**To be done:**
The material below holds pictures; leave them out and reproduce exactly the lines from the one with "Write a web" through the one with "const blockEdges = [0, 37.5, 62.5, 100];", inclusive.

━━━━━ Listed records ━━━━━

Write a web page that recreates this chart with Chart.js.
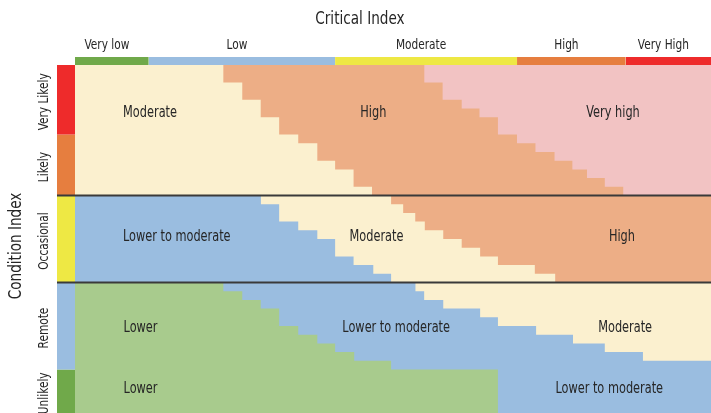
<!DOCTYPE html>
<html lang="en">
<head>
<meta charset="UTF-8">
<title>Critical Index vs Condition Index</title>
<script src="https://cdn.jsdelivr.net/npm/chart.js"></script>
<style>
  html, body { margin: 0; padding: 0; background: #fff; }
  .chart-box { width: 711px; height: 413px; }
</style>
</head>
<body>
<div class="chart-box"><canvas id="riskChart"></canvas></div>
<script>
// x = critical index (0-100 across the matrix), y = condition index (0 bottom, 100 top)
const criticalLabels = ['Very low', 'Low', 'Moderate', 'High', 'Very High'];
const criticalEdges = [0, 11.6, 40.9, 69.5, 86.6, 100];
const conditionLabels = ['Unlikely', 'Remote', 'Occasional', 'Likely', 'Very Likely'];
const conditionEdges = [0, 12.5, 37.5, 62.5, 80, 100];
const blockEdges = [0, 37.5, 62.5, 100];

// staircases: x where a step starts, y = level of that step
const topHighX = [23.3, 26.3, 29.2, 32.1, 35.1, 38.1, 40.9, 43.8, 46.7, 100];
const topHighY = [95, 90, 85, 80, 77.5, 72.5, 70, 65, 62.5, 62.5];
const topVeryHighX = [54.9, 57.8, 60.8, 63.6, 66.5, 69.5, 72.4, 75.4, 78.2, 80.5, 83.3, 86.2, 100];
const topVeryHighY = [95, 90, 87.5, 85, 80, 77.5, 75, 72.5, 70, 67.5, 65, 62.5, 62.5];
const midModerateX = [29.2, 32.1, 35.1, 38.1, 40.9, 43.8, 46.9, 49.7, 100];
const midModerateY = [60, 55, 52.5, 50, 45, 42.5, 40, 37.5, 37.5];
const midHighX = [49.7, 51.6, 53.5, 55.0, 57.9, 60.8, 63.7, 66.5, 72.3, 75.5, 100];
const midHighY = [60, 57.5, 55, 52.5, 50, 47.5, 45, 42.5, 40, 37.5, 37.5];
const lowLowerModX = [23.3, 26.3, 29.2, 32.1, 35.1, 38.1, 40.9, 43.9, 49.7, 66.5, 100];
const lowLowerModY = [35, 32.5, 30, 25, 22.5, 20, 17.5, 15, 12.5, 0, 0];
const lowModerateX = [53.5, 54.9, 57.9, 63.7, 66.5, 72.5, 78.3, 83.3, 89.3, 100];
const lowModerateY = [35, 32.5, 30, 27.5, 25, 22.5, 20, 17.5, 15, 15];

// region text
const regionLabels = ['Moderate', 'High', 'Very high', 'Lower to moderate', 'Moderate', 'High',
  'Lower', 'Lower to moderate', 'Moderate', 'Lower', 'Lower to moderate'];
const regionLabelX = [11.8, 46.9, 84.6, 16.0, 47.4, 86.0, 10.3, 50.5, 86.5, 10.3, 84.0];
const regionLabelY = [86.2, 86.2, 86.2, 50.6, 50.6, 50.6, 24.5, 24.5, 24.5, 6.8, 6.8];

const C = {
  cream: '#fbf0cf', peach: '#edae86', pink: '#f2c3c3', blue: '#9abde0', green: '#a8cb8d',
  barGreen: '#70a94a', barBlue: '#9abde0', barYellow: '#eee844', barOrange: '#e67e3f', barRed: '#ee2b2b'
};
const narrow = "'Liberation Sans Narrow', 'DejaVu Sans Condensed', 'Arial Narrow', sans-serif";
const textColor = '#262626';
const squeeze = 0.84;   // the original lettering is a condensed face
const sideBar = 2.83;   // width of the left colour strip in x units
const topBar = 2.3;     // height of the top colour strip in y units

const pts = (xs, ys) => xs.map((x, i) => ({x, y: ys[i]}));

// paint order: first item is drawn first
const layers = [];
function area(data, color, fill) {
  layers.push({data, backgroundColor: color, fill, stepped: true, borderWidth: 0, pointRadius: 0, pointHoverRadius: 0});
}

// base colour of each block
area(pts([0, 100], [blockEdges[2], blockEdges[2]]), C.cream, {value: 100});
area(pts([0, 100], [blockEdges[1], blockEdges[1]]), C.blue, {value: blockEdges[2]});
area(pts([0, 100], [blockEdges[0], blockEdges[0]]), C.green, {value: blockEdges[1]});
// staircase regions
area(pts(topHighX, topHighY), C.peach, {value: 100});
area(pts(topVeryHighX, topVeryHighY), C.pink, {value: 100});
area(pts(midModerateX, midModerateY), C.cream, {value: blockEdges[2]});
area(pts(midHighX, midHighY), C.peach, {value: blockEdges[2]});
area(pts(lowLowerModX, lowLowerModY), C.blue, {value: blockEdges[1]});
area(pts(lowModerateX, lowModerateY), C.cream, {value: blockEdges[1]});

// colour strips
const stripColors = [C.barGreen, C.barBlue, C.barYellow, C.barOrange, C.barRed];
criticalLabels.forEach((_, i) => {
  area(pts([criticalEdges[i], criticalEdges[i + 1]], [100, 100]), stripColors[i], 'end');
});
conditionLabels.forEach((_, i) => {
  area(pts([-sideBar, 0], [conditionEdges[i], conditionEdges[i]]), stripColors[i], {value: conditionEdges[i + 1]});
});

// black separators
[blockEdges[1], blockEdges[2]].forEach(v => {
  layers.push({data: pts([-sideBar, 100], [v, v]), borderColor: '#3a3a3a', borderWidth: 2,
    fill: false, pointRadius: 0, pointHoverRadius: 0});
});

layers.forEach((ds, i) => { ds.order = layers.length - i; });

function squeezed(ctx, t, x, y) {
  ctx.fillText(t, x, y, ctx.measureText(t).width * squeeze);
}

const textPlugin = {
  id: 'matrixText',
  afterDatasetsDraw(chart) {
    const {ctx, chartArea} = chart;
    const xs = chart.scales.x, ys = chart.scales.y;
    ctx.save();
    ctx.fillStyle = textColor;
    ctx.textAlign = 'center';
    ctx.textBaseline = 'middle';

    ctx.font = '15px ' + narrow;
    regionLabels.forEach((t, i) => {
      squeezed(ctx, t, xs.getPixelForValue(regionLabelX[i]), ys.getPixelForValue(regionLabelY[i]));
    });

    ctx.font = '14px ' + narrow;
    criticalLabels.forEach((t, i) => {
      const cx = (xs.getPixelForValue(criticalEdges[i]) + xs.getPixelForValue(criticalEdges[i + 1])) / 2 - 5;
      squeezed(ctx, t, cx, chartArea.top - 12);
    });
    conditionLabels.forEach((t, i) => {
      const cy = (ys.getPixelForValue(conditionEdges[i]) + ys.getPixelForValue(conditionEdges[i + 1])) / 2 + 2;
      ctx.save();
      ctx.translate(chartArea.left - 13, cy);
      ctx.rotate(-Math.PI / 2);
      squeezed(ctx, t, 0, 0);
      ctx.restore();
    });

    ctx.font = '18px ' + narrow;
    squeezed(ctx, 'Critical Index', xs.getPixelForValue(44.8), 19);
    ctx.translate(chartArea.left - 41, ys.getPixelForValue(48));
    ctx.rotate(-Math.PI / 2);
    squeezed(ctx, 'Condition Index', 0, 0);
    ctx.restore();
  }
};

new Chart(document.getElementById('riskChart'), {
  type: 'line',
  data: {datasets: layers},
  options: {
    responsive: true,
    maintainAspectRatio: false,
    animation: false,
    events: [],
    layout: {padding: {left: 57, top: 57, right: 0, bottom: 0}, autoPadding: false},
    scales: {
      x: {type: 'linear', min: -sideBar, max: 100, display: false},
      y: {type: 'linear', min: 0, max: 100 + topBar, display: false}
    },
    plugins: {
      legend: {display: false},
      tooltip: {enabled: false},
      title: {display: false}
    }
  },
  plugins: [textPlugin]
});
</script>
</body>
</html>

━━━━━
━━━━━ Listed records ━━━━━

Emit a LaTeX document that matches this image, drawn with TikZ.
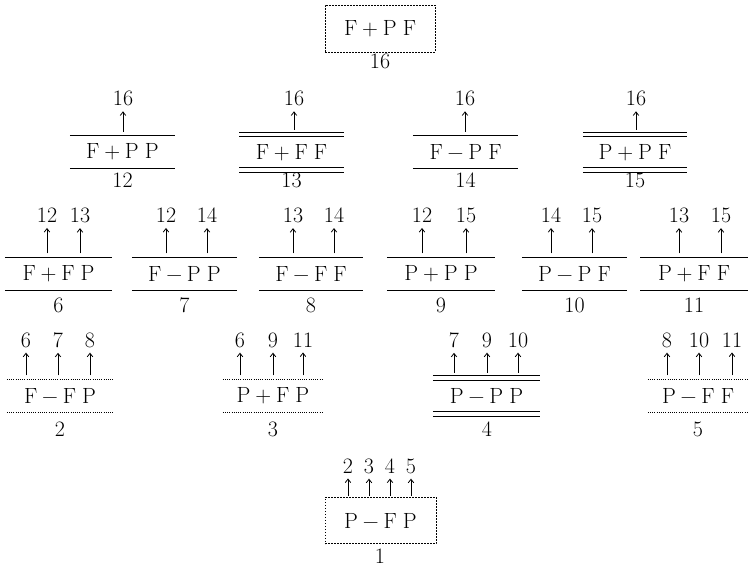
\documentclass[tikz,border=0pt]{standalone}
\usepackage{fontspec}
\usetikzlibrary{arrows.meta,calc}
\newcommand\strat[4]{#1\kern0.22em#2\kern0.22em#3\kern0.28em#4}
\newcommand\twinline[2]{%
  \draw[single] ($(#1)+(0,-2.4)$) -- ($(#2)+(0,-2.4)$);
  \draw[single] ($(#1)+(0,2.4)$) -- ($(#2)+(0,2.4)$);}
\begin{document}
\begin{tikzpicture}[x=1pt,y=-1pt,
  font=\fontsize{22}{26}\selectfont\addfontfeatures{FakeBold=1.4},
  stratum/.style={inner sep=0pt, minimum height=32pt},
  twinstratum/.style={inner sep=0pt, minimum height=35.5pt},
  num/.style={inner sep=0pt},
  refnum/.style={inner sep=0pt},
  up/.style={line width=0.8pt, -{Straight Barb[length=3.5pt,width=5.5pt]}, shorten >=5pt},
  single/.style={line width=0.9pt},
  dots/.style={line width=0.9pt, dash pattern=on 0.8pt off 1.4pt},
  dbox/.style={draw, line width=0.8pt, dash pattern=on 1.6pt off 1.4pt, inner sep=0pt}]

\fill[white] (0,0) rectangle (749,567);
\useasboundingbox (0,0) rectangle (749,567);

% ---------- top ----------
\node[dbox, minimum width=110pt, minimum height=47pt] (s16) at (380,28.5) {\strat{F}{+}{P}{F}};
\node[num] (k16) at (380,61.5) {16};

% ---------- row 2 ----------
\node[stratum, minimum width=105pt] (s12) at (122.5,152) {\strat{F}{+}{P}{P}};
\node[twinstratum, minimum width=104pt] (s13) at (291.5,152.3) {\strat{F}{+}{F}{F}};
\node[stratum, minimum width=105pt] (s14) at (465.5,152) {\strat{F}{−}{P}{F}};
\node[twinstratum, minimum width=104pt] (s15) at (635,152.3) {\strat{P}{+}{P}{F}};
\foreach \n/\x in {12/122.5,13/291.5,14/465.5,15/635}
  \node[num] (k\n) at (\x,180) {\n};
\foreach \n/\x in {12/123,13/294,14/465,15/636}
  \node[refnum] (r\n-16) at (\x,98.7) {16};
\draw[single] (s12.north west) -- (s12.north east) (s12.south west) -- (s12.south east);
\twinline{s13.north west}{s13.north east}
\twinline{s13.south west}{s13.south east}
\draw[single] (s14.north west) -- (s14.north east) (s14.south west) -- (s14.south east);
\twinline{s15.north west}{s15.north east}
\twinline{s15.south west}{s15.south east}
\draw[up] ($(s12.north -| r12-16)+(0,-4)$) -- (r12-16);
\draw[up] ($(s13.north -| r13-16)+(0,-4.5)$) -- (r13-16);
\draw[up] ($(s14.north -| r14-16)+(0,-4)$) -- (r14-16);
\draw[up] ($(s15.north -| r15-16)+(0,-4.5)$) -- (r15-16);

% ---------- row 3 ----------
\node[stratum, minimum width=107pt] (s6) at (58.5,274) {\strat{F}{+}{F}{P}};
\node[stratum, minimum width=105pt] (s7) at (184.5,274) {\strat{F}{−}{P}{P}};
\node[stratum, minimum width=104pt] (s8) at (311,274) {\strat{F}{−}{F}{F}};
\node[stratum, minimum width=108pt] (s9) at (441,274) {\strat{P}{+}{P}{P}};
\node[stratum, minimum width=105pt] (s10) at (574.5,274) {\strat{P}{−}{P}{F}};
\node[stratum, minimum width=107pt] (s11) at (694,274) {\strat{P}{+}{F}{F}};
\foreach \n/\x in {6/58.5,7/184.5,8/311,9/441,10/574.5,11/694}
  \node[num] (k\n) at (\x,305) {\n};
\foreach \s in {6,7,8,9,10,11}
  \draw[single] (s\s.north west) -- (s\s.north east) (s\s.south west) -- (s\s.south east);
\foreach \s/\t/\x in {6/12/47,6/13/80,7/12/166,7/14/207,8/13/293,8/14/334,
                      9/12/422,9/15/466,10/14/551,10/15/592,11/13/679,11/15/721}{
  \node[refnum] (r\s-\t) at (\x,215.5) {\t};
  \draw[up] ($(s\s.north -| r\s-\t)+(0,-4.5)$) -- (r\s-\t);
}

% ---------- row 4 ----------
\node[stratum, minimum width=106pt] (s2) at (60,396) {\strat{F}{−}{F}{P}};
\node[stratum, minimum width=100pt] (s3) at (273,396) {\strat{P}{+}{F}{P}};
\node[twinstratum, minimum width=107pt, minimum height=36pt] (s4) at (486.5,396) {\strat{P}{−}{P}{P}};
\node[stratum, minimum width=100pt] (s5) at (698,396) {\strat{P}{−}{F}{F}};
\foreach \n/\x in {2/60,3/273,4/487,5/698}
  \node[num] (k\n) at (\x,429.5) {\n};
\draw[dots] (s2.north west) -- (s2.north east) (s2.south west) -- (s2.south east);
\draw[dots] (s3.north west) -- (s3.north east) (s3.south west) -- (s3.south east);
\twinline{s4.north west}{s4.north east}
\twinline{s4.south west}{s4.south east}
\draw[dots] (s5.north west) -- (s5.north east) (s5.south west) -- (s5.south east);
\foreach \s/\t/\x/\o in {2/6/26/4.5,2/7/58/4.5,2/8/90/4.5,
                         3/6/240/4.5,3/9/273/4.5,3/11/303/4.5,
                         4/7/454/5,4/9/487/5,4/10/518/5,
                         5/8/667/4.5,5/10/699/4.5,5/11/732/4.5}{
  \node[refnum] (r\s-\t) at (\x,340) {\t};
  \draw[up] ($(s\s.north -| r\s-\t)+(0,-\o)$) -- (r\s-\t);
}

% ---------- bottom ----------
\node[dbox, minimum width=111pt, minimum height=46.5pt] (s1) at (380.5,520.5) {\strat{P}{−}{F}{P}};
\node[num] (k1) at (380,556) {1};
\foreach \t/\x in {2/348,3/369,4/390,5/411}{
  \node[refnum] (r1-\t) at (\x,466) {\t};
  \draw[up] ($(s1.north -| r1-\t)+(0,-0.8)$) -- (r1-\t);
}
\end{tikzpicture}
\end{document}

━━━━━

**Final result:**
Write a web page that recreates this chart with Chart.js.
<!DOCTYPE html>
<html lang="en">
<head>
<meta charset="UTF-8">
<title>Critical Index vs Condition Index</title>
<script src="https://cdn.jsdelivr.net/npm/chart.js"></script>
<style>
  html, body { margin: 0; padding: 0; background: #fff; }
  .chart-box { width: 711px; height: 413px; }
</style>
</head>
<body>
<div class="chart-box"><canvas id="riskChart"></canvas></div>
<script>
// x = critical index (0-100 across the matrix), y = condition index (0 bottom, 100 top)
const criticalLabels = ['Very low', 'Low', 'Moderate', 'High', 'Very High'];
const criticalEdges = [0, 11.6, 40.9, 69.5, 86.6, 100];
const conditionLabels = ['Unlikely', 'Remote', 'Occasional', 'Likely', 'Very Likely'];
const conditionEdges = [0, 12.5, 37.5, 62.5, 80, 100];
const blockEdges = [0, 37.5, 62.5, 100];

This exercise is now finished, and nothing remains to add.